Per molti amanti del cinema, l’autentico “racconto di Natale” per eccellenza, che lega magistralmente aspetto laico e religioso, è la storia di George Bailey (il bel James Stewart) tra vita dedicata agli altri, crisi, immaginato suicidio, angelo custode (“di seconda classe, ossia senza ali”), vita/non vita, dramma/gioia, tutto nella sera-notte del 24 dicembre: La vita è meravigliosa (1946, di Frank Capra). Da circa settant’anni proiezione natalizia delle tv di tutto il mondo; dal 2007 primo tra i cento migliori film americani “più commoventi” (American Film Institute).
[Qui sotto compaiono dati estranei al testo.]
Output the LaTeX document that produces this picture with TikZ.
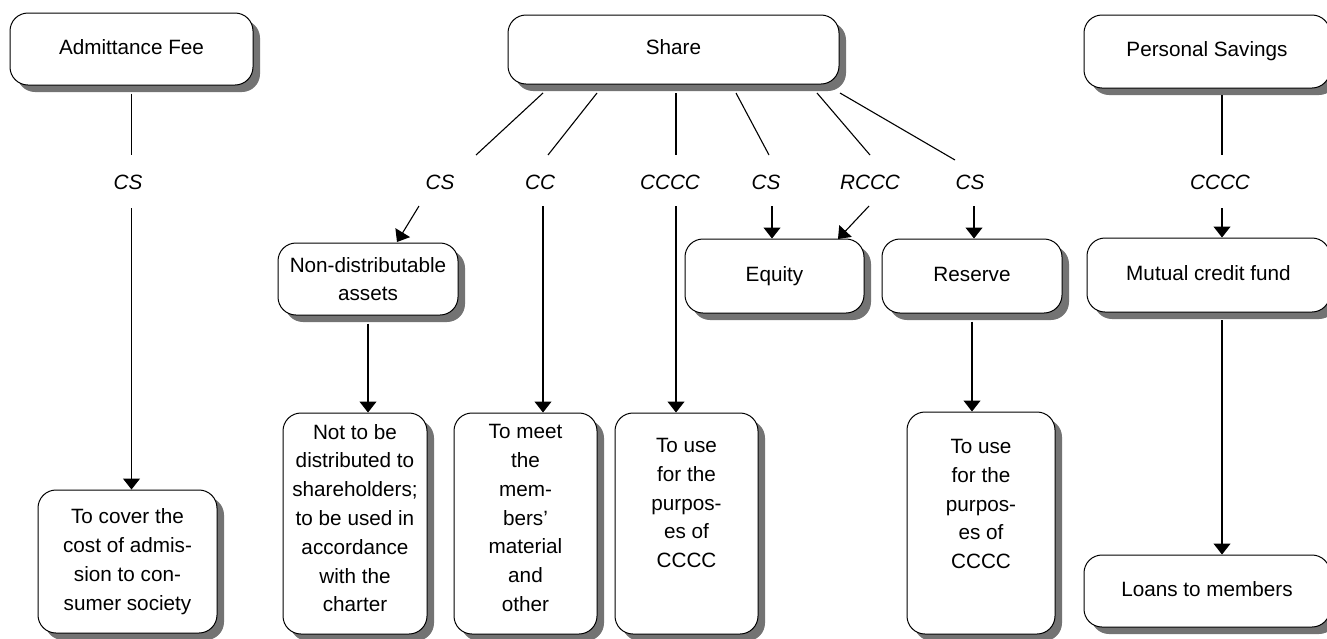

Un capolavoro nel quale il siculo-americano Frank Capra parlava “teologicamente” del momentaneo “silenzio di Dio” e della Sua grazia che arriva comunque.

Probabilmente, a oggi l’unico film sul Natale che riassume tutti i più importanti insegnamenti della “buona novella”, compreso quello della preghiera. Rivedetevi George che recita, disperato, il Padre nostro, sul ponte, per cercare di non volare giù nel gelido, travolgente, fiume.